The complex was built during the heyday of the British Raj with most of it designed by Henry Irwin — he built the Museum Theatre as a red-brick building in Classical Italianate style. N Sundararajan, Assistant Director-in charge, Technical, Department of Museums, says, “Over time there was seepage from the domed ceiling, leading to mold on the walls. It necessitated renovation which was carried out over three years at a cost of ₹3.4 crores both by the Public Works Department and Jeernodhar Conservators.”
When you cut through a large swathe of time, the one constant that has remained is Museum Theatre as a popular venue for the performing arts. From outside it appears to the viewer in layers, its top crowned with a sash of white paint like a daintily-iced cake.
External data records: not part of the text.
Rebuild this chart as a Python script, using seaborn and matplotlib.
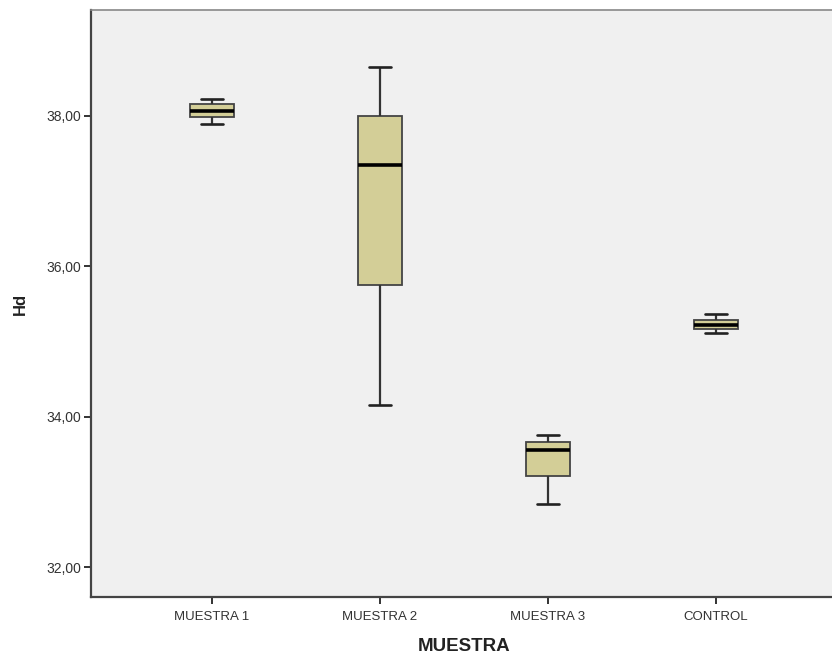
import pandas as pd
import matplotlib
matplotlib.use("Agg")
import matplotlib.pyplot as plt
import seaborn as sns

# Valores (min, Q1, mediana, Q3, max) por grupo
grupos = ["MUESTRA 1", "MUESTRA 2", "MUESTRA 3", "CONTROL"]
muestra_1 = [37.89, 37.98, 38.06, 38.155, 38.23]
muestra_2 = [34.15, 35.75, 37.35, 38.00, 38.65]
muestra_3 = [32.84, 33.21, 33.55, 33.66, 33.76]
control = [35.11, 35.16, 35.22, 35.29, 35.37]
y_ticks = [32, 34, 36, 38]

valores = [muestra_1, muestra_2, muestra_3, control]
df = pd.DataFrame({
    "MUESTRA": [g for g, v in zip(grupos, valores) for _ in v],
    "Hd": [x for v in valores for x in v],
})

sns.set_style("white")
plt.rcParams['font.family'] = ['Liberation Sans', 'DejaVu Sans']

fig = plt.figure(figsize=(8.32, 6.57), dpi=100)
ax = fig.add_axes([91 / 832, 60 / 657, 746 / 832, 587 / 657])
ax.set_facecolor("#f0f0f0")

sns.boxplot(data=df, x="MUESTRA", y="Hd", order=grupos, ax=ax,
            color="#d3ce97", width=0.26, whis=(0, 100), saturation=1,
            linewidth=1.3, linecolor="#333333",
            medianprops=dict(color="black", linewidth=2.6),
            boxprops=dict(edgecolor="#444444"),
            whiskerprops=dict(color="#333333", linewidth=1.6),
            capprops=dict(color="#222222", linewidth=1.9))

ax.set_xlim(-0.72, 3.72)
ax.set_ylim(31.601, 39.409)
ax.set_yticks(y_ticks)
ax.set_yticklabels([f"{t:.2f}".replace(".", ",") for t in y_ticks])

ax.tick_params(axis="both", direction="out", length=5, width=1.4,
               color="#333333", labelsize=9.5, labelcolor="#333333", pad=2,
               left=True, bottom=True)
ax.tick_params(axis="x", pad=5)
ax.tick_params(axis="y", labelsize=10)

for side in ["left", "bottom"]:
    ax.spines[side].set_color("#444444")
    ax.spines[side].set_linewidth(1.6)
ax.spines["top"].set_color("#888888")
ax.spines["top"].set_linewidth(1.2)
ax.spines["right"].set_visible(False)

ax.set_xlabel("MUESTRA", fontsize=13.5, fontweight="bold", color="#222222", labelpad=11)
ax.set_ylabel("Hd", fontsize=12, fontweight="bold", color="#222222", labelpad=13)

fig.savefig("out.png", dpi=100)
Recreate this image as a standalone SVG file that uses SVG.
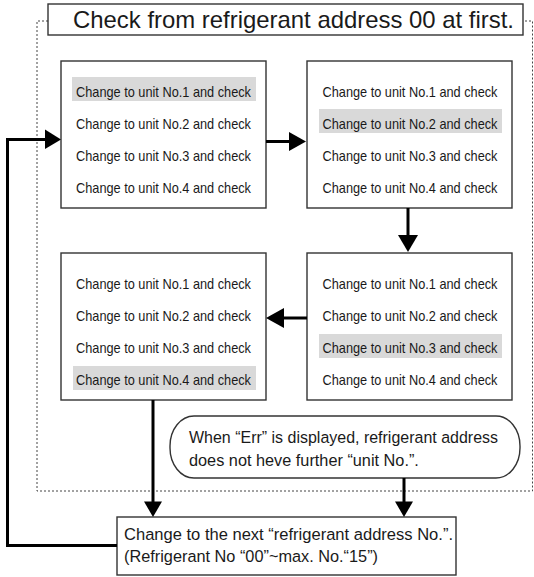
<svg xmlns="http://www.w3.org/2000/svg" width="534" height="577" viewBox="0 0 534 577">
<style>
.box{fill:#fff;stroke:#333;stroke-width:1.4}
.hl{fill:#d9d9d9}
.t{font-family:"Liberation Sans",Arial,sans-serif;font-size:15px;fill:#1a1a1a;text-anchor:middle}
.big{font-family:"Liberation Sans",Arial,sans-serif;font-size:24px;fill:#1a1a1a}
.mid{font-family:"Liberation Sans",Arial,sans-serif;font-size:16.3px;fill:#1a1a1a}
.ln{fill:none;stroke:#000;stroke-width:3}
.ah{fill:#000}
.dot{fill:none;stroke:#444;stroke-width:1;stroke-dasharray:2 2}
</style>
<path class="dot" d="M48,21 H37 V491 H532.5 V21 H523"/>
<g id="title">
<rect class="box" x="48" y="4" width="475" height="31"/>
<text class="big" x="73" y="28" textLength="441" lengthAdjust="spacingAndGlyphs">Check from refrigerant address 00 at first.</text>
</g>
<g id="box1">
<rect class="box" x="61" y="61" width="205" height="147"/>
<rect class="hl" x="72" y="77" width="184" height="24"/>
<text class="t" x="163.5" y="96.5" textLength="175" lengthAdjust="spacingAndGlyphs">Change to unit No.1 and check</text>
<text class="t" x="163.5" y="128.5" textLength="175" lengthAdjust="spacingAndGlyphs">Change to unit No.2 and check</text>
<text class="t" x="163.5" y="160.5" textLength="175" lengthAdjust="spacingAndGlyphs">Change to unit No.3 and check</text>
<text class="t" x="163.5" y="192.5" textLength="175" lengthAdjust="spacingAndGlyphs">Change to unit No.4 and check</text>
</g>
<g id="box2">
<rect class="box" x="307" y="61" width="205" height="147"/>
<rect class="hl" x="319" y="109" width="183" height="24"/>
<text class="t" x="410" y="96.5" textLength="175" lengthAdjust="spacingAndGlyphs">Change to unit No.1 and check</text>
<text class="t" x="410" y="128.5" textLength="175" lengthAdjust="spacingAndGlyphs">Change to unit No.2 and check</text>
<text class="t" x="410" y="160.5" textLength="175" lengthAdjust="spacingAndGlyphs">Change to unit No.3 and check</text>
<text class="t" x="410" y="192.5" textLength="175" lengthAdjust="spacingAndGlyphs">Change to unit No.4 and check</text>
</g>
<g id="box3">
<rect class="box" x="307" y="253" width="205" height="147"/>
<rect class="hl" x="319" y="334" width="183" height="24"/>
<text class="t" x="410" y="288.5" textLength="175" lengthAdjust="spacingAndGlyphs">Change to unit No.1 and check</text>
<text class="t" x="410" y="320.5" textLength="175" lengthAdjust="spacingAndGlyphs">Change to unit No.2 and check</text>
<text class="t" x="410" y="352.5" textLength="175" lengthAdjust="spacingAndGlyphs">Change to unit No.3 and check</text>
<text class="t" x="410" y="384.5" textLength="175" lengthAdjust="spacingAndGlyphs">Change to unit No.4 and check</text>
</g>
<g id="box4">
<rect class="box" x="61" y="253" width="205" height="147"/>
<rect class="hl" x="73" y="366" width="183" height="24"/>
<text class="t" x="163.5" y="288.5" textLength="175" lengthAdjust="spacingAndGlyphs">Change to unit No.1 and check</text>
<text class="t" x="163.5" y="320.5" textLength="175" lengthAdjust="spacingAndGlyphs">Change to unit No.2 and check</text>
<text class="t" x="163.5" y="352.5" textLength="175" lengthAdjust="spacingAndGlyphs">Change to unit No.3 and check</text>
<text class="t" x="163.5" y="384.5" textLength="175" lengthAdjust="spacingAndGlyphs">Change to unit No.4 and check</text>
</g>
<g id="note">
<rect class="box" x="170" y="416" width="350" height="62" rx="24" ry="30"/>
<text class="mid" x="189" y="443" textLength="309" lengthAdjust="spacingAndGlyphs">When “Err” is displayed, refrigerant address</text>
<text class="mid" x="189" y="466">does not heve further “unit No.”.</text>
</g>
<g id="next">
<rect class="box" x="117" y="517" width="339" height="58"/>
<text class="mid" x="124" y="540" textLength="329" lengthAdjust="spacingAndGlyphs">Change to the next “refrigerant address No.”.</text>
<text class="mid" x="124" y="562" textLength="254" lengthAdjust="spacingAndGlyphs">(Refrigerant No “00”~max. No.“15”)</text>
</g>
<g id="connectors">
<path class="ln" d="M266,141.5 H291"/>
<polygon class="ah" points="289,132 306,141.5 289,151"/>
<path class="ln" d="M408,208 V237"/>
<polygon class="ah" points="398,235 418,235 408,252"/>
<path class="ln" d="M307,318 H282"/>
<polygon class="ah" points="284,308 284,328 266,318"/>
<path class="ln" d="M153,400 V503"/>
<polygon class="ah" points="144,501.5 162,501.5 153,517"/>
<path class="ln" d="M404,478 V503"/>
<polygon class="ah" points="395,501.5 413,501.5 404,517"/>
<path class="ln" d="M117,545.5 H7.5 V139.5 H47"/>
<polygon class="ah" points="45,129.5 45,149 61,139.5"/>
</g>
</svg>
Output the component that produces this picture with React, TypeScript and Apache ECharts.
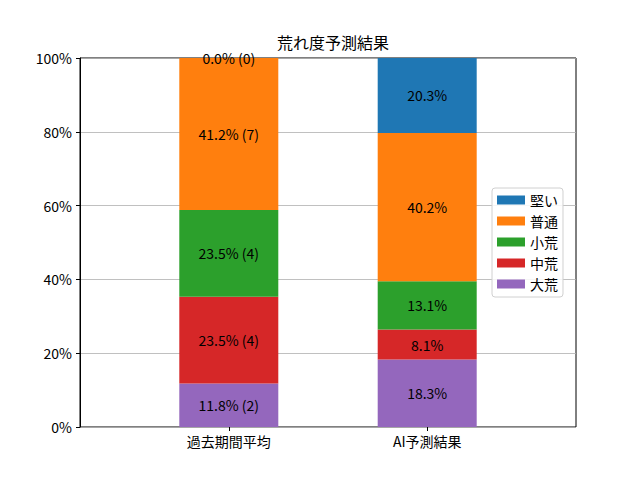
import React, { useEffect, useRef } from "react";
import * as echarts from "echarts";

const categories = ["過去期間平均", "AI予測結果"];
const seriesNames = ["大荒", "中荒", "小荒", "普通", "堅い"];
const seriesColors = ["#9467bd", "#d62728", "#2ca02c", "#ff7f0e", "#1f77b4"];
const pastPercent = [11.8, 23.5, 23.5, 41.2, 0.0];
const pastCounts = [2, 4, 4, 7, 0];
const aiPercent = [18.3, 8.1, 13.1, 40.2, 20.3];
const legendOrder = ["堅い", "普通", "小荒", "中荒", "大荒"];

const FONT = "'Noto Sans CJK JP', 'DejaVu Sans', sans-serif";

export default function App() {
  const ref = useRef<HTMLDivElement>(null);
  useEffect(() => {
    if (!ref.current) return;
    const chart = echarts.init(ref.current, undefined, { renderer: "svg" });
    const series = seriesNames.map((name, i) => ({
      name,
      type: "bar",
      stack: "total",
      xAxisIndex: 1,
      yAxisIndex: 1,
      barWidth: 99,
      itemStyle: { color: seriesColors[i] },
      label: {
        show: true,
        position: "inside",
        color: "#000",
        fontSize: 14,
        fontFamily: FONT,
        formatter: (p: any) =>
          p.dataIndex === 0
            ? `${pastPercent[i].toFixed(1)}% (${pastCounts[i]})`
            : `${aiPercent[i].toFixed(1)}%`,
      },
      data: [pastPercent[i], aiPercent[i]],
    }));
    chart.setOption({
      animation: false,
      title: {
        text: "荒れ度予測結果",
        left: 328,
        textAlign: "center",
        top: 29,
        textStyle: { fontSize: 16, fontWeight: "normal", color: "#000", fontFamily: FONT },
      },
      grid: [
        {
          left: 80,
          right: 64,
          top: 58,
          bottom: 53,
          show: true,
          borderColor: "#000",
          borderWidth: 1,
        },
        {
          left: 129.6,
          right: 113.6,
          top: 58,
          bottom: 53,
        },
      ],
      legend: {
        data: legendOrder,
        orient: "vertical",
        left: 492,
        top: 188,
        itemWidth: 28,
        itemHeight: 9,
        itemGap: 7,
        itemTextGap: 11,
        padding: [5, 5, 6, 5],
        borderColor: "#d0d0d0",
        borderWidth: 1,
        borderRadius: 3,
        backgroundColor: "rgba(255,255,255,0.85)",
        icon: "rect",
        textStyle: { fontSize: 14, lineHeight: 14, color: "#000", fontFamily: FONT },
      },
      xAxis: [
        {
          gridIndex: 0,
          type: "value",
          min: 0,
          max: 1,
          show: true,
          splitLine: { show: false },
          axisLine: { show: false },
          axisTick: { show: false },
          axisLabel: { show: false },
        },
        {
          gridIndex: 1,
          type: "category",
          data: categories,
          axisLine: { show: false },
          axisTick: { show: true, alignWithLabel: true, length: 4, lineStyle: { color: "#000" } },
          axisLabel: {
            color: "#000",
            fontSize: 14,
            fontFamily: FONT,
            margin: 7,
          },
        },
      ],
      yAxis: [
        {
          gridIndex: 0,
          type: "value",
          min: 0,
          max: 100,
          interval: 20,
          axisLine: { show: true, onZero: false, lineStyle: { color: "#000", width: 1 } },
          axisTick: { show: true, length: 4, lineStyle: { color: "#000" } },
          axisLabel: {
            formatter: (v: number) => `${v}%`,
            color: "#000",
            fontSize: 14,
            fontFamily: FONT,
            margin: 8,
          },
          splitLine: { show: true, lineStyle: { color: "#b0b0b0", width: 0.8 } },
        },
        {
          gridIndex: 1,
          type: "value",
          min: 0,
          max: 100,
          show: false,
          splitLine: { show: false },
        },
      ],
      series,
    });
    return () => chart.dispose();
  }, []);
  return <div ref={ref} style={{ width: 640, height: 480, position: "absolute", left: 0, top: 0 }} />;
}
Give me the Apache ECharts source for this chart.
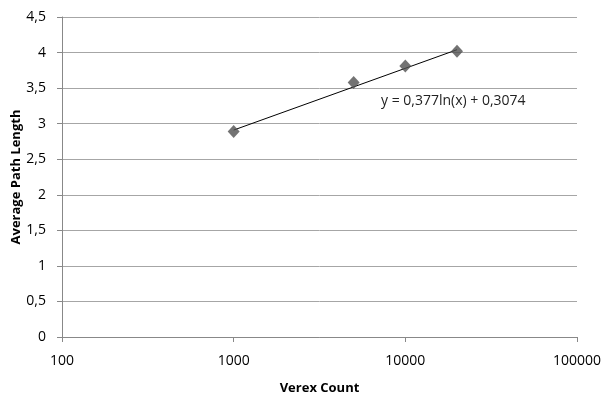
<!DOCTYPE html>
<html>
<head>
<meta charset="utf-8">
<script src="https://cdn.jsdelivr.net/npm/echarts@6/dist/echarts.min.js"></script>
<style>
  html, body { margin: 0; padding: 0; background: #fff; }
  #main { width: 603px; height: 394px; }
</style>
</head>
<body>
<div id="main"></div>
<script>
var myChart = echarts.init(document.getElementById('main'));

// measured points
var vertexCounts = [1000, 5000, 10000, 20000];
var pathLengths = [2.89, 3.58, 3.81, 4.02];

// trendline ends
var trendX = [1000, 20000];
var trendY = [2.91, 4.04];

var equationText = 'y = 0,377ln(x) + 0,3074';

var pts = vertexCounts.map(function (v, i) { return [v, pathLengths[i]]; });
var trend = trendX.map(function (v, i) { return [v, trendY[i]]; });

var font = 'Open Sans, Liberation Sans, sans-serif';

var option = {
    animation: false,
    grid: {
        left: 62,
        right: 26,
        top: 17,
        bottom: 57,
        outerBoundsMode: 'none'
    },
    xAxis: {
        type: 'log',
        logBase: 10,
        min: 100,
        max: 100000,
        name: 'Verex Count',
        nameLocation: 'middle',
        nameGap: 45,
        nameMoveOverlap: false,
        nameTextStyle: { fontFamily: font, fontWeight: 'bold', fontSize: 13, color: '#000' },
        axisLine: { lineStyle: { color: '#888' } },
        axisTick: { show: true, length: 5, lineStyle: { color: '#888' } },
        minorTick: { show: false },
        splitLine: { show: false },
        axisLabel: {
            fontFamily: font, fontSize: 14, color: '#000', margin: 17,
            formatter: function (v) { return String(v); }
        }
    },
    yAxis: {
        type: 'value',
        min: 0,
        max: 4.5,
        interval: 0.5,
        name: 'Average Path Length',
        nameLocation: 'middle',
        nameGap: 39,
        nameMoveOverlap: false,
        nameTextStyle: { fontFamily: font, fontWeight: 'bold', fontSize: 13, color: '#000' },
        axisLine: { show: true, lineStyle: { color: '#888' } },
        axisTick: { show: true, length: 5, lineStyle: { color: '#888' } },
        splitLine: { lineStyle: { color: '#a6a6a6' } },
        axisLabel: {
            fontFamily: font, fontSize: 14, color: '#000', margin: 16,
            formatter: function (v) { return String(v).replace('.', ','); }
        }
    },
    series: [
        {
            type: 'line',
            data: trend,
            symbol: 'none',
            lineStyle: { color: '#000', width: 1 },
            z: 3
        },
        {
            type: 'scatter',
            data: pts,
            symbol: 'diamond',
            symbolSize: [12, 13],
            itemStyle: { color: '#505050' },
            z: 4
        }
    ],
    graphic: [{
        type: 'text',
        left: 381,
        top: 94,
        style: { text: equationText, font: '14px ' + font, fill: '#222' }
    }]
};

myChart.setOption(option);
</script>
</body>
</html>
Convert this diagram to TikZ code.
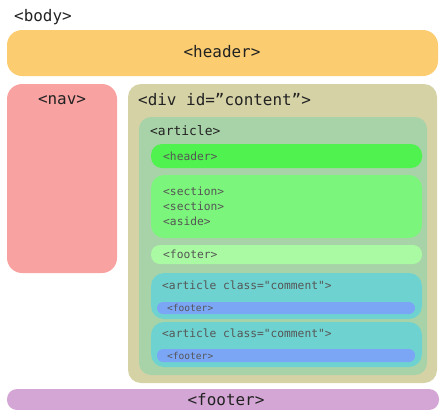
\documentclass[tikz,border=0pt]{standalone}
\usepackage{fontspec}
\newfontfamily\monofam{DejaVu Sans Mono}
\definecolor{cHead}{HTML}{FBCC70}
\definecolor{cNav}{HTML}{F9A2A2}
\definecolor{cDiv}{HTML}{D5D2A6}
\definecolor{cArt}{HTML}{A8D3A8}
\definecolor{cGreen}{HTML}{4FF24F}
\definecolor{cSec}{HTML}{7CF57C}
\definecolor{cFootG}{HTML}{A9FAA2}
\definecolor{cCom}{HTML}{6ED3D0}
\definecolor{cBlue}{HTML}{7BA6F6}
\definecolor{cPurp}{HTML}{D4A6D5}
\definecolor{cTxt}{HTML}{222222}
\definecolor{cSmall}{HTML}{555555}
\begin{document}
\begin{tikzpicture}[x=1bp,y=-1bp,
  box/.style={rectangle,inner sep=0pt,outer sep=0pt,anchor=north west,draw=none},
  bigtxt/.style={inner sep=0pt,text=cTxt,font=\monofam\fontsize{16}{19}\selectfont},
  midtxt/.style={inner sep=0pt,text=cTxt,font=\monofam\fontsize{13}{16}\selectfont},
  smalltxt/.style={inner sep=0pt,text=cSmall,font=\monofam\fontsize{11.3}{15.3}\selectfont},
  tinytxt/.style={inner sep=0pt,text=cSmall,font=\monofam\fontsize{9.6}{12}\selectfont}]
\useasboundingbox (0,0) rectangle (440,409);
\begin{scope}
\clip (0,0) rectangle (440,409);
% outer boxes
\node[box,fill=cHead,rounded corners=15bp,minimum width=431bp,minimum height=46bp] (header) at (7,30) {};
\node[box,fill=cNav,rounded corners=15bp,minimum width=110bp,minimum height=189bp] (nav) at (7,84) {};
\node[box,fill=cDiv,rounded corners=13bp,minimum width=309bp,minimum height=299bp] (div) at (128,84) {};
\node[box,fill=cArt,rounded corners=12bp,minimum width=288bp,minimum height=258bp] (article) at (139,117) {};
\node[box,fill=cGreen,rounded corners=11bp,minimum width=271bp,minimum height=24bp] (aheader) at (151,144) {};
\node[box,fill=cSec,rounded corners=13bp,minimum width=271bp,minimum height=63bp] (sec) at (151,175) {};
\node[box,fill=cFootG,rounded corners=9bp,minimum width=271bp,minimum height=19bp] (afooter) at (151,245) {};
\node[box,fill=cCom,rounded corners=13bp,minimum width=271bp,minimum height=46bp] (com1) at (151,273) {};
\node[box,fill=cBlue,rounded corners=6bp,minimum width=258bp,minimum height=12bp] (cfoot1) at (157,302) {};
\node[box,fill=cCom,rounded corners=13bp,minimum width=271bp,minimum height=45bp] (com2) at (151,322) {};
\node[box,fill=cBlue,rounded corners=6bp,minimum width=258bp,minimum height=13bp] (cfoot2) at (157,349) {};
\node[box,fill=cPurp,rounded corners=10bp,minimum width=432bp,minimum height=21bp] (footer) at (7,389) {};
\end{scope}
% labels
\node[bigtxt,anchor=west] (tbody) at (14,17) {<body>};
\node[bigtxt] (theader) at (222,52) {<header>};
\node[bigtxt] (tnav) at (62,100) {<nav>};
\node[bigtxt,anchor=west] (tdiv) at (138,100) {<div id=”content”>};
\node[midtxt,anchor=west] (tart) at (150,131) {<article>};
\node[smalltxt,anchor=west] (tah) at (163,156) {<header>};
\node[smalltxt,anchor=north west,align=left] (tsec) at (163,186.5) {<section>\\<section>\\<aside>};
\node[smalltxt,anchor=west] (taf) at (163,254) {<footer>};
\node[smalltxt,anchor=west] (tc1) at (162,285) {<article class="comment">};
\node[tinytxt,anchor=west] (tcf1) at (167,307.5) {<footer>};
\node[smalltxt,anchor=west] (tc2) at (162,333) {<article class="comment">};
\node[tinytxt,anchor=west] (tcf2) at (167,355.5) {<footer>};
\node[bigtxt] (tfooter) at (226,400) {<footer>};
\end{tikzpicture}
\end{document}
It is also perhaps among the rare few theatres surrounded by cannon captured in colonial conquests from as far afield as Burma and Tranquebar — among them the carriage-mounted gun taken by Colonel Draper during the siege of Manila (1762) and Tipu Sultan’s tiger-head cannon from the siege of Seringapatam (1799). Up a flight of hewn granite steps is the double-arched, broad colonnaded verandah where the audience gathers in anticipation before walking in through tall teak doors.
The inside resembles an oval Elizabethan theatre where the seating is gallery-style with the side and central aisles leading to the pit separated by ornate grille work. The pit with its rows of seating closest to the stage has the premium seats. When it was first constructed, the chairs were of wood and early theatre goers brought along a cushion to minimise discomfort. Later, the 550 seats were cushioned. “Now we have reduced the number to 450,” says Sundararajan, speaking of the olive and wine-colour upholstered seats. “The space now allows for push-back chairs.”
Electric lights illumined the theatre only in 1909 and air-conditioning only by the turn of this century. Earlier, ceiling fans and breeze from the open doors ventilated the hall but the noisy road outside took away from the theatre experience.